According to the Seoul Central District Court, Monday, it will select those who will be allowed to attend Lee's first trial hearing, scheduled for May 23, through a ticket raffle.
Lee, who served as president from 2008 to 2013, has been behind bars since March 22 on 16 charges of corruption, including receiving bribes from businesses and creating a slush fund.
The court where Lee will testify accommodates 150 people. Other than designated seats for involved parties and reporters, the remainder will be up for grabs for the public.
On-site registration will be held Wednesday at the Seoul Bankruptcy Court from 10 a.m. to 11 a.m., and those interested in attending the hearing must bring their ID cards or driver's licenses.
Lottery winners will be informed by text message and their names will also be posted on the court's website.
Admission tickets to the trial will be distributed 30 minutes ahead of the hearing at the court entrance -- although it has yet to be decided when the trial will start.
The schedule will be posted on the court's website as soon as it is fixed.
To receive admission tickets, raffle winners will have to bring their application coupons as well as ID cards.
The admission tickets are not transferrable and they have to keep them until the end of the hearing.
In the hearing for the impeached President Park Geun-hye, held last May, 521 people flocked to the court to enter the lottery for 68 seats in the public gallery, posting a competition rate of 7.7:1. It was also Park's first public appearance following her imprisonment.
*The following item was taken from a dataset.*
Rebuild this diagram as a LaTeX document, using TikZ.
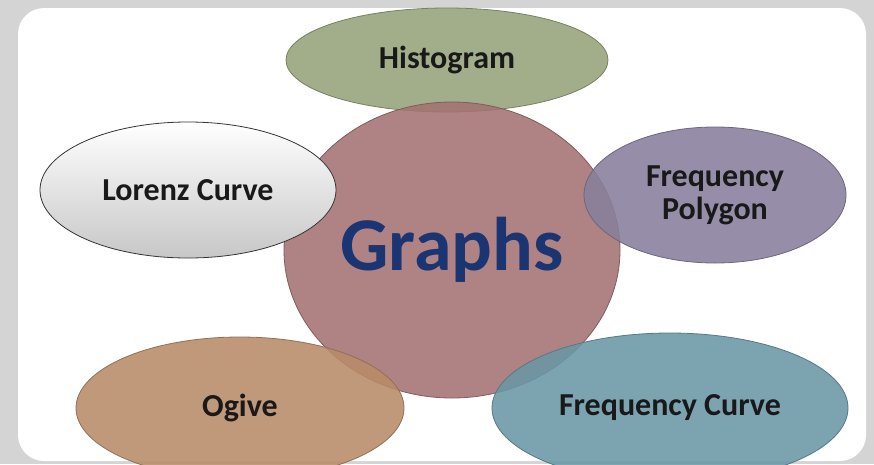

The 76-year-old Lee is faced with two key criminal charges of taking 11 billion won ($10.3 million) in bribes from the state-run spy agency and various businesses, including Samsung Electronics, between 2007 and 2012, and embezzling 35 billion won from the auto parts firm DAS, which he is said to secretly own, between 1994 and 2006.
However, Lee's side has denied all allegations.
Lee has become the nation's fourth former president to face a criminal trial for corruption, following Park's indictment in 2017. The other two were Chun Doo-hwan and Roh Tae-woo.
Since the prosecution's investigation was started in January, Lee and his aides have denounced it as “political revenge” by the Moon Jae-in administration for the death of former President Roh Moo-hyun, who committed suicide after becoming embroiled in a corruption investigation under the Lee government.